From time to time in everyday life we will all experience cuts and bruises as a consequence of accidents where there is no fault. The situation in the workplace is very different because employers have a legal obligation to look after the health and safety of their employees.

An array of protective equipment should be made available to avoid cuts as much as possible, training of employees is vital and where there are industry led guidelines these should be adhered to as closely as possible. The reality is that cuts and bruises occur on a regular basis but if the frequency can be reduced then this not only helps workforce output but also avoids any potentially expensive personal injury claims.

Damage to hearing

If you ever put your hands over your ears and try to filter out all noise you will know what a distressing experience this can be. Therefore, damage to hearing as a consequence of workplace protection shortfalls is something which cannot be ignored.

When we hear the term “damage to hearing” we automatically think of industries where for example the use of pneumatic drills is commonplace and there is constant noise. However, a gradual erosion of quality of hearing can occur in a variety of different working environments such as pubs and clubs and loud recreational areas. In order to avoid this type of injury, and prevent personal injury claims, employers are obliged to offer protective equipment, sufficient break time away from the working environment and also extensive training.

When can employees claim compensation?

While it will depend upon each individual claim as to how far it can be taken, the general consensus is that an employee may have a compensation claim if an employer has been negligent in their responsibility to protect the health and safety of the workforce. This obligation can be mitigated to a certain extent by training, protective clothing where applicable and ensuring that the workplace is as safe as possible. The use of appropriate signage is also something which is overlooked by many employers but warning of potential problems can mitigate any legal action further down the line.
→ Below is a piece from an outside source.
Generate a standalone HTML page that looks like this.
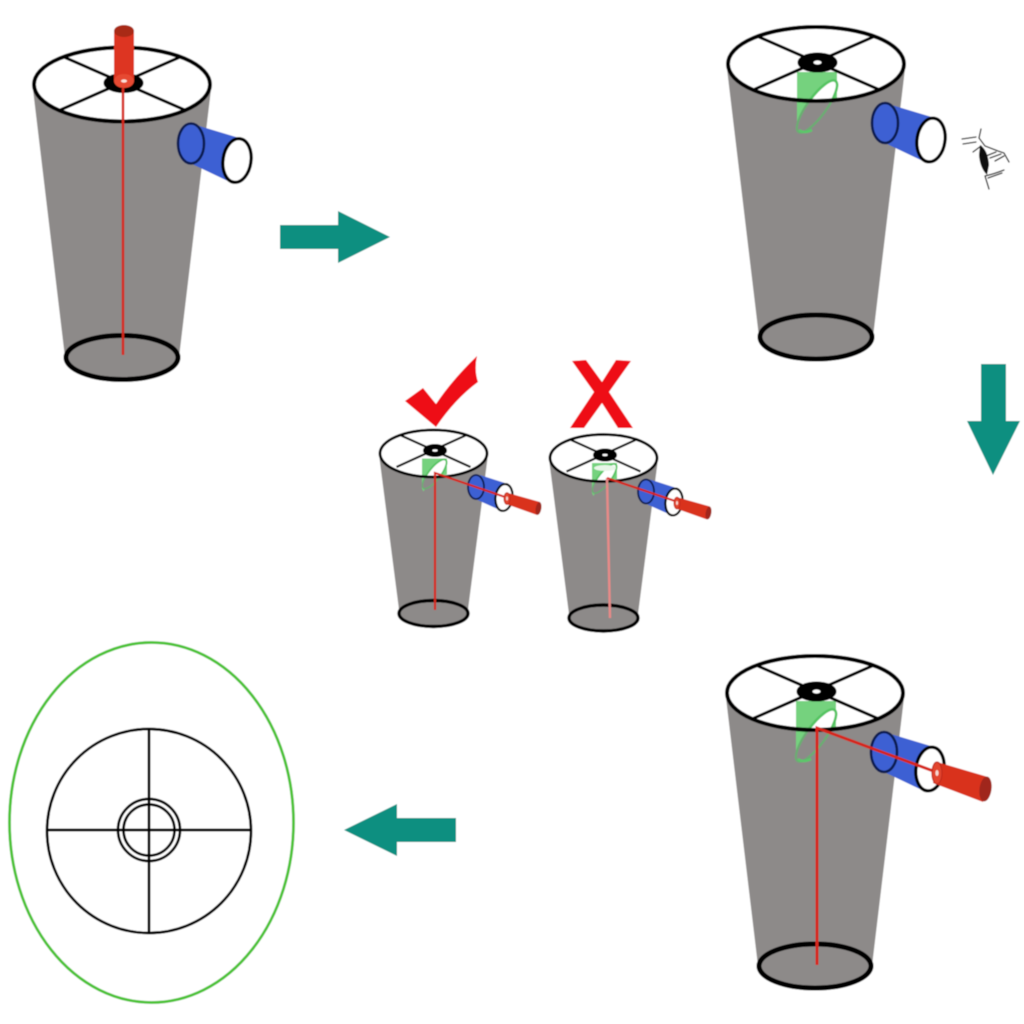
<!DOCTYPE html>
<html><head><meta charset="utf-8"><style>html,body{margin:0;padding:0;background:#fff}svg{display:block}</style></head><body>
<svg width="1024" height="1024" viewBox="0 0 1024 1024" xmlns="http://www.w3.org/2000/svg">
<defs>
<filter id="soft" x="0" y="0" width="100%" height="100%"><feGaussianBlur stdDeviation="0.4"/></filter>
<clipPath id="bigClip"><ellipse cx="0" cy="0" rx="88" ry="37"/></clipPath>
<clipPath id="smClip"><ellipse cx="0" cy="0" rx="53" ry="23"/></clipPath>
<g id="bigBody">
  <polygon points="-89,5 89,5 57,273 -57,273" fill="#8d8a89"/>
  <ellipse cx="0" cy="273" rx="56" ry="22" fill="#8d8a89"/>
  <ellipse cx="0" cy="0" rx="88" ry="37" fill="#fff"/>
</g>
<g id="bigGreen">
  <path d="M-19,8 L21,8 L21,36 L-5,40 L-17,69 L-19,66 Z" fill="#74d27e"/>
  <ellipse cx="1" cy="42.5" rx="9.5" ry="31.5" transform="rotate(36 1 42.5)" fill="#8d8a89" stroke="#6aad72" stroke-width="2.2"/>
  <g clip-path="url(#bigClip)">
    <ellipse cx="1" cy="42.5" rx="9.5" ry="31.5" transform="rotate(36 1 42.5)" fill="#fff" stroke="#55c462" stroke-width="2.6"/>
  </g>
  <path d="M-17,66 Q-12,70 -4,66" fill="none" stroke="#5cc76a" stroke-width="2.6"/>
</g>
<g id="bigTop">
  <g stroke="#000" stroke-width="3"><line x1="-57" y1="-27" x2="64" y2="26"/><line x1="57" y1="-27" x2="-63" y2="26"/></g>
  <ellipse cx="0" cy="0" rx="88" ry="37" fill="none" stroke="#000" stroke-width="4"/>
  <ellipse cx="1.5" cy="-1.5" rx="20" ry="10" fill="#000"/>
  <ellipse cx="0" cy="273" rx="56" ry="22" fill="none" stroke="#000" stroke-width="5"/>
</g>
<g id="bigTube">
  <polygon points="69,39 119,54 111,99 69,79" fill="#3c60d3"/>
  <ellipse cx="69" cy="59" rx="13" ry="20" fill="#3c60d3" stroke="#0b1a50" stroke-width="2.6"/>
  <ellipse cx="115" cy="76" rx="14" ry="22" transform="rotate(8 115 76)" fill="#fff" stroke="#000" stroke-width="3.3"/>
</g>
<g id="smCup">
  <polygon points="-54,5 54,5 34,160 -34,160" fill="#8d8a89"/>
  <ellipse cx="0" cy="160" rx="34.5" ry="13" fill="#8d8a89"/>
  <ellipse cx="0" cy="0" rx="53" ry="23" fill="#fff"/>
  <path d="M-11.5,5 L13.5,5 L13.5,21 L-3,24 L-10,38 L-11.5,35 Z" fill="#74d27e"/>
  <ellipse cx="1" cy="20.5" rx="6" ry="18" transform="rotate(38 1 20.5)" fill="#8d8a89" stroke="#6aad72" stroke-width="1.4"/>
  <g clip-path="url(#smClip)"><ellipse cx="1" cy="20.5" rx="6" ry="18" transform="rotate(38 1 20.5)" fill="#fff" stroke="#55c462" stroke-width="1.8"/></g>
  <g stroke="#000" stroke-width="2.1"><line x1="-33.5" y1="-18.5" x2="37" y2="13.5"/><line x1="33" y1="-18.5" x2="-37" y2="13.5"/></g>
  <ellipse cx="0" cy="0" rx="53.5" ry="23.5" fill="none" stroke="#000" stroke-width="2.8"/>
  <ellipse cx="1.5" cy="-3" rx="12" ry="6.5" fill="#000"/>
  <ellipse cx="1.5" cy="-3" rx="2.6" ry="1.2" fill="#fff"/>
  <ellipse cx="0" cy="160" rx="34.5" ry="13" fill="none" stroke="#000" stroke-width="3.4"/>
  <polygon points="46.5,21.5 74.5,30.5 68.5,57.5 39.5,44.5" fill="#3c60d3"/>
  <ellipse cx="42.5" cy="33.5" rx="8" ry="12" fill="#3c60d3" stroke="#0b1a50" stroke-width="1.8"/>
  <ellipse cx="70.5" cy="44" rx="8.5" ry="13.5" transform="rotate(8 70.5 44)" fill="#fff" stroke="#000" stroke-width="2.2"/>
</g>
<g id="smRed">
  <polygon points="508,493 540,502 537,515 506,504" fill="#d9331f"/>
  <ellipse cx="538.5" cy="508.5" rx="2.8" ry="6.5" transform="rotate(10 538.5 508.5)" fill="#a0281a"/>
  <ellipse cx="507" cy="498.5" rx="3" ry="5.8" fill="#e2452f" stroke="#c22a1a" stroke-width="1"/>
  <ellipse cx="507" cy="498.5" rx="1" ry="2" fill="#f6d8d0"/>
</g>
</defs>

<g filter="url(#soft)">
<rect width="1024" height="1024" fill="#fff"/>
<!-- panel 1 -->
<g transform="translate(122,84.5)">
  <use href="#bigBody"/><use href="#bigTop"/><use href="#bigTube"/>
</g>
<line x1="123" y1="88" x2="123" y2="355" stroke="#d6281c" stroke-width="2.5"/>
<rect x="114" y="31" width="20" height="50" fill="#dd3520"/>
<ellipse cx="124" cy="81" rx="10" ry="7" fill="#e64a30"/>
<ellipse cx="124" cy="31" rx="10" ry="6" fill="#a82a18"/>
<ellipse cx="124" cy="81" rx="3" ry="1.6" fill="#fbe3da"/>

<!-- panel 2 -->
<g transform="translate(816,64)">
  <use href="#bigBody"/><use href="#bigGreen"/><use href="#bigTop"/>
  <ellipse cx="1.5" cy="-1.5" rx="4" ry="2" fill="#fff"/>
  <use href="#bigTube"/>
</g>
<!-- eye -->
<g stroke="#222" stroke-width="1.3" fill="none" stroke-linecap="round">
  <path d="M962,139 L976,137 M963,144 L976,142 M981,129 L979,138 L985,146 L998,151 L1004,153 L1009,162"/>
  <path d="M973,152 L981,146 M986,156 L996,152 M990,158 L1001,154 M995,161 L1004,156"/>
  <path d="M985,176 Q994,174 1004,170 M988,178 L1002,173 M985,176 L989,189"/>
</g>
<path d="M980,145 Q988,150 989,165 L987,175 Q980,168 979,155 Z" fill="#111"/>

<!-- panel 3 -->
<g transform="translate(815,693)">
  <use href="#bigBody"/><use href="#bigGreen"/><use href="#bigTop"/>
  <ellipse cx="1.5" cy="-1.5" rx="4" ry="2" fill="#fff"/>
  <use href="#bigTube"/>
</g>
<g stroke="#d6281c" stroke-width="3" fill="none"><path d="M817,965 L817,728 L936,772"/></g>
<polygon points="937,762 988,777 983,802 933,783" fill="#d9331f"/>
<ellipse cx="985.5" cy="789" rx="6" ry="12.5" transform="rotate(8 985.5 789)" fill="#a0281a"/>
<ellipse cx="937" cy="773" rx="5" ry="11" fill="#e2452f" stroke="#c22a1a" stroke-width="1.2"/>
<ellipse cx="937" cy="773" rx="1.6" ry="3" fill="#f6d8d0"/>

<!-- small cups -->
<use href="#smCup" x="433.5" y="453.5"/>
<path d="M435,610 L435,473 L505,497" fill="none" stroke="#d6281c" stroke-width="2.2"/>
<use href="#smRed"/>
<use href="#smCup" x="603.5" y="458"/>
<ellipse cx="605" cy="468" rx="11" ry="3" fill="#e8f6e8"/>
<path d="M610,618 L607,478" fill="none" stroke="#e88a88" stroke-width="2.4"/>
<path d="M607,478 L675,501" fill="none" stroke="#d6281c" stroke-width="2.2"/>
<use href="#smRed" x="170" y="4.5"/>

<!-- check and X -->
<path d="M405,401 L423,388 L436,404 Q452,380 477,356 Q474,370 478,382 Q455,399 436,427 Z" fill="#ee0c12"/>
<polygon points="572,361 586,360 602,382 616,360 631,361 609,392 633,428 618,428 602,403 584,428 570,428 594,392" fill="#ee0c12"/>

<!-- arrows -->
<polygon points="280,225 338,225 338,211 390,237 338,263 338,249 280,249" fill="#0e8f80"/>
<polygon points="981,364 1006,364 1006,421 1020,421 993,475 967,421 981,421" fill="#0e8f80"/>
<polygon points="456,818 397,818 397,804 344,830 397,856 397,842 456,842" fill="#0e8f80"/>

<!-- target view -->
<ellipse cx="151.5" cy="822.5" rx="142" ry="180" fill="none" stroke="#4cc236" stroke-width="2.8"/>
<g fill="none" stroke="#000" stroke-width="2.7">
  <circle cx="149" cy="831" r="102"/>
  <circle cx="149" cy="830" r="31"/>
  <circle cx="149" cy="830" r="25.5"/>
  <line x1="47" y1="830" x2="251" y2="830"/>
  <line x1="149" y1="729" x2="149" y2="933"/>
</g>
</g>
</svg>
</body></html>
It is also vital that employers learn from past experiences with regards to compensation claims. If for instance a particular process or particular part of the workplace environment has caused issues in the past, then these should be addressed. Sometimes this may need minimal or significant investment but this is more than worth it in the long-term both in terms of health and safety, possible compensation payouts and unwanted bad publicity.

Industry guidelines

When doing a health and safety review of the workplace it can be difficult to catch every potential issue without taking guidance. This is where industry bodies can and do play a major role in preventing personal injury claims because they bring together the experience of their members for the benefit of all employers and employees. If you are seen to abide by industry guidelines this can strengthen any defence when a personal injury claim is made against you.

Let’s not forget, while there are obviously financial implications in the event of preventable accidents in the workplace, first and foremost it is the health and safety of employees which comes first. The potential financial savings going forward are a win-win for all parties because they allow further investment into the business and better morale between the employer and employees.
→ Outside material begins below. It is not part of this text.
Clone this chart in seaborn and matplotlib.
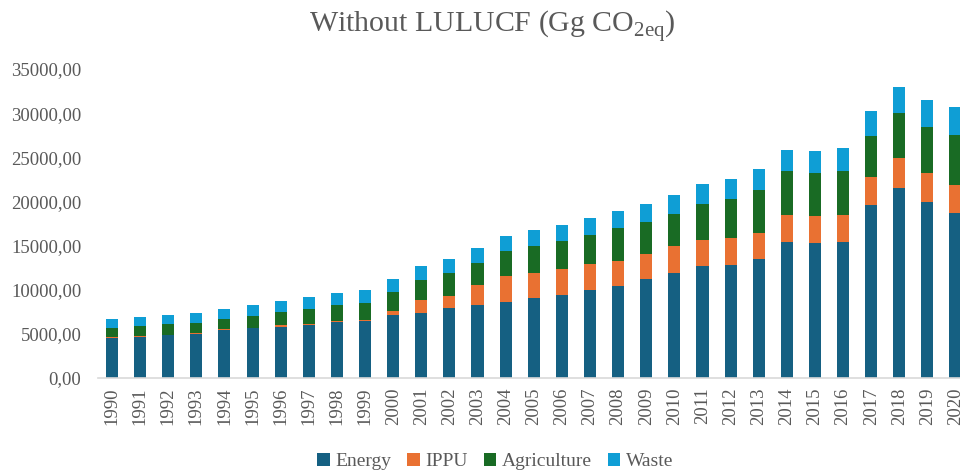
import matplotlib
matplotlib.use("Agg")
import matplotlib.pyplot as plt
from matplotlib.patches import Patch
from matplotlib.ticker import FuncFormatter, MultipleLocator
import numpy as np
import pandas as pd
import seaborn as sns

# Greenhouse gas emissions by sector, Gg CO2eq
years = [str(y) for y in range(1990, 2021)]
energy = [4570, 4680, 4830, 5020, 5440, 5620, 5810, 6000, 6340, 6450,
          7130, 7400, 7890, 8270, 8640, 9060, 9400, 9970, 10380, 11250,
          11930, 12650, 12760, 13510, 15440, 15290, 15440, 19590, 21550, 19900,
          18720]
ippu = [80, 100, 80, 100, 150, 100, 150, 120, 100, 120,
        460, 1430, 1430, 2230, 2880, 2870, 2980, 2940, 2870, 2790,
        2980, 3010, 3060, 2950, 2990, 3090, 3050, 3210, 3370, 3320,
        3100]
agriculture = [1010, 1140, 1170, 1110, 1060, 1300, 1510, 1730, 1860, 1920,
               2190, 2300, 2530, 2560, 2830, 3050, 3100, 3320, 3700, 3630,
               3660, 4080, 4420, 4830, 4980, 4800, 4920, 4640, 5090, 5240,
               5660]
waste = [990, 1020, 1020, 1170, 1200, 1250, 1290, 1320, 1360, 1480,
         1430, 1550, 1590, 1620, 1730, 1780, 1880, 1920, 2000, 2030,
         2120, 2190, 2300, 2380, 2450, 2560, 2670, 2800, 2950, 3020,
         3170]
sectors = ["Energy", "IPPU", "Agriculture", "Waste"]
colors = ["#156082", "#E97132", "#196B24", "#0F9ED5"]

df = pd.DataFrame({"year": years, "Energy": energy, "IPPU": ippu,
                   "Agriculture": agriculture, "Waste": waste})
cum = df[sectors].cumsum(axis=1)

sns.set_theme(style="white")
plt.rcParams["font.family"] = ["Liberation Serif", "DejaVu Serif"]
grey = "#595959"

fig = plt.figure(figsize=(9.6, 4.73), dpi=100)
ax = fig.add_axes([0.102, 0.2008, 0.908, 0.6532])

# stacked bars: draw cumulative totals from the top layer down
for sec, col in zip(sectors[::-1], colors[::-1]):
    sns.barplot(x=df["year"], y=cum[sec], color=col, width=0.43,
                saturation=1, ax=ax, order=years, linewidth=0,
                edgecolor="none")

ax.set_xlim(-0.5, 30.5)
ax.set_ylim(0, 35000)
ax.yaxis.set_major_locator(MultipleLocator(5000))
ax.yaxis.set_major_formatter(FuncFormatter(lambda v, p: f"{v:.2f}".replace(".", ",")))
ax.set_xlabel("")
ax.set_ylabel("")
ax.tick_params(axis="both", length=0, colors=grey, labelsize=13.5)
ax.tick_params(axis="x", rotation=90, pad=7)
ax.tick_params(axis="y", pad=12)
for s in ["top", "right", "left"]:
    ax.spines[s].set_visible(False)
ax.spines["bottom"].set_color("#d9d9d9")
ax.spines["bottom"].set_linewidth(1.2)

fig.text(0.513, 0.944, "Without LULUCF (Gg CO$_{\\mathregular{2eq}}$)",
         ha="center", va="center", fontsize=21.5, color=grey,
         family="Liberation Serif")

handles = [Patch(facecolor=c, edgecolor="none", label=s) for s, c in zip(sectors, colors)]
fig.legend(handles=handles, loc="center", bbox_to_anchor=(0.516, 0.024), ncol=4,
           frameon=False, fontsize=14, labelcolor=grey, handlelength=0.65,
           handleheight=0.65, handletextpad=0.3, columnspacing=0.8)

fig.savefig("out.png", dpi=100, facecolor="white")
Health and safety should be a priority

Running any business today is challenging and very often health and safety issues are put to one side when money is tight. However, it is imperative that business owners take a more long-term view of health and safety because an initial investment today can repay itself many times over by preventing personal injury claims in the future. Even though some health and safety issues may require structural changes or investment in protective clothing, the vast majority can be addressed by simple maintenance, staff training and the use of appropriate warning signage.

At the end of the day, employers and employees would rather not have the conflict which is often caused by personal injury claims.